Uthoff practicing while a Badger.

While Wisconsin ultimately modified Ryan's restrictions, allowing Uthoff to discuss transferring to any school other than one in the Big Ten, the damage had already been done. While Ryan attempted to defend his decision as one that had been recommended by other coaches whose opinions he sought because he was unfamiliar with a transfer request (despite the fact that he had willingly accepted a transfer from Iowa, and defended the decision, in 2010) and one which the school could decide to modify (which it ultimately did), his position never appeared anything other than a master telling his servant where and when he could pursue his educational and vocational goals.

Meanwhile, in college football, John L. Smith, who was hired by his alma mater, Weber State, to be its head coach beginning with the 2012 season, never coached a game for the school, jumping ship to become the head coach at Arkansas after it fired Bobby Petrino.  Presumably, Weber State had neither the foresight nor the ability to place restrictions on Smith regarding what schools he might potentially abandon his alma mater for, or Arkansas would have likely been on the list since Smith was its special teams coach for the past three seasons.

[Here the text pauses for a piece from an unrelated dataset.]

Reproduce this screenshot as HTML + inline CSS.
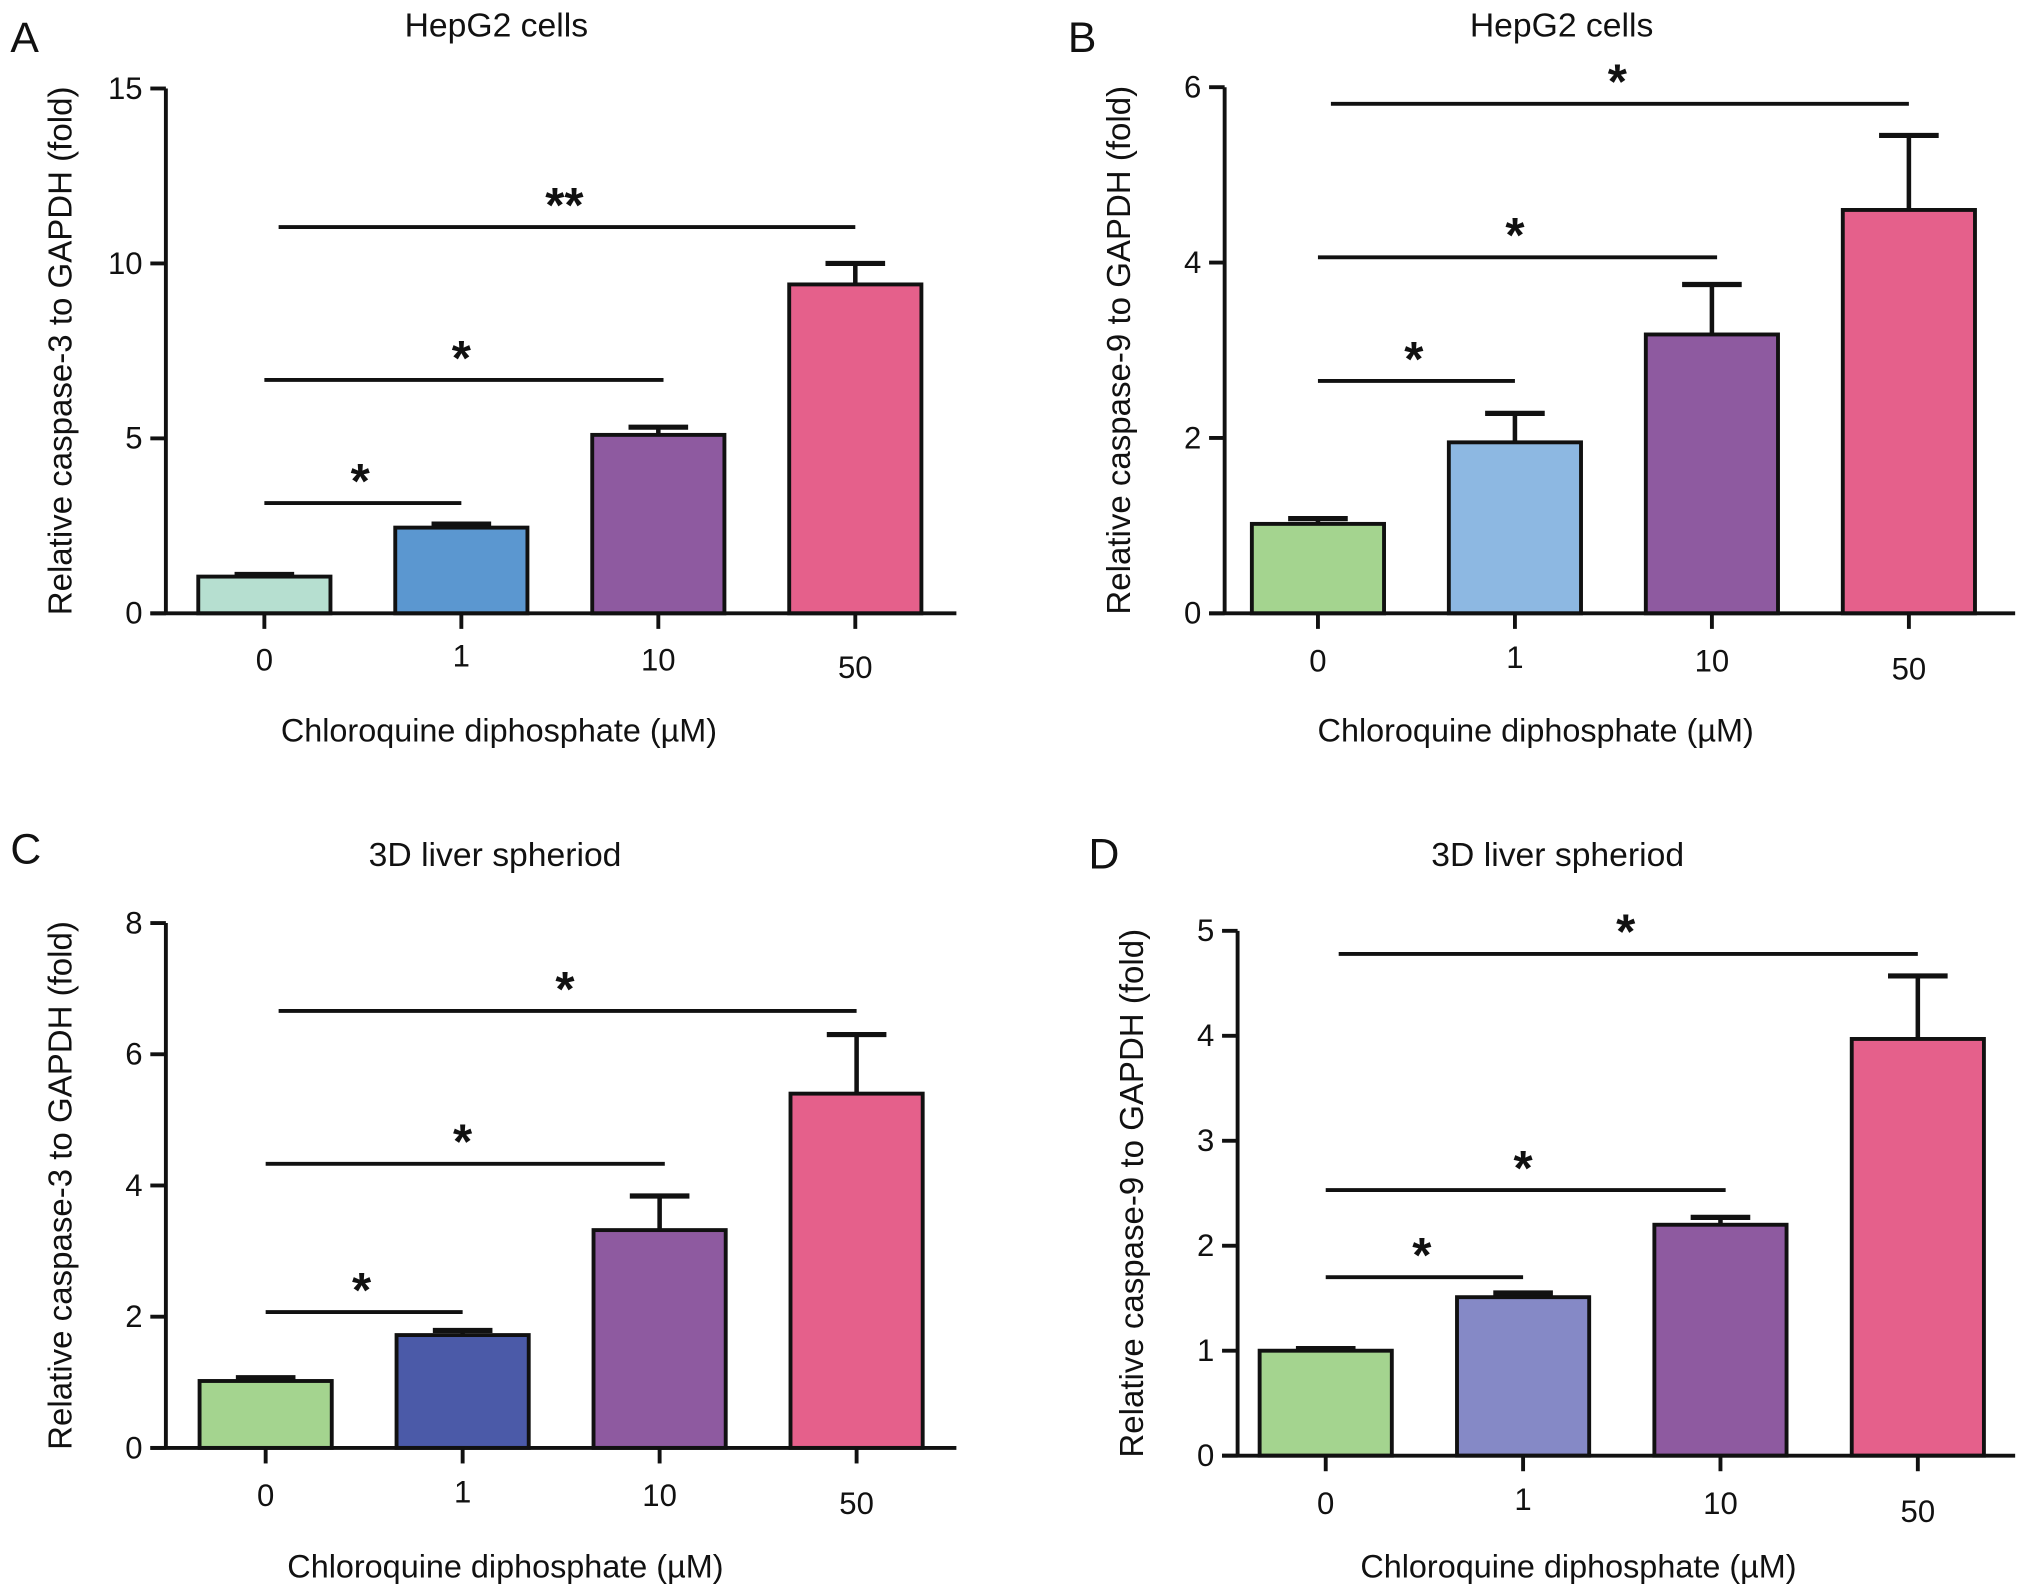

The cavernous gap between the ability of players to change schools as opposed to that of coaches highlights the disparity between the way the two are treated by the NCAA. The players, who earn the institutions millions of dollars through their play, have restrictive covenants placed upon them by the schools, while the coaches that they play for earn millions of dollars (Ryan, after the Uthoff debacle,  received a contract extension that will presumably pay him more than the $2.11 million per year he was earning before) and apparently can severely limit their players' options for movement according to their inclination toward or displeasure with a particular player.

If schools and the NCAA continue to treat players as employees, they ought to pay them as employees.  Not necessarily in the same manner as professional athletes, but as employees of the schools. While the NCAA recently allowed conferences to vote on allowing payments of $2000 to all scholarship athletes, part of the requirement is that a school pay the same stipend to all scholarship athletes. While presumably this  reflects the NCAA's mantra that the majority of college athletes are going to "go professional" in a pursuit other than sports, it's just a smokescreen to avoid talking about the two sports that rake in all the money for the schools and the NCAA - basketball and football.

My proposal is that the schools make a rough calculation of the number of hours that an athlete will spend in games, practice, training, travel, media appearances, etc., in football or basketball in a given season and pay them, per hour, the same rate that students at the school are paid for work-study programs (I presume at or near the minimum wage). I would end the charade that all college athletes are created equally in terms of their value to produce income to the schools and make this payment available only to football and basketball players (I know, there's likely a Title IX issue here, but let me ignore that for the moment).

The least that the schools that make millions of dollars through the work of these athletes can do is pay them in the same manner as they pay other students who are also employees at their institutions. That may make it a little more tolerable when the next Jarrod Uthoff rolls around and his request to transfer away from the school, which would never be necessary for a "normal" student, is refused.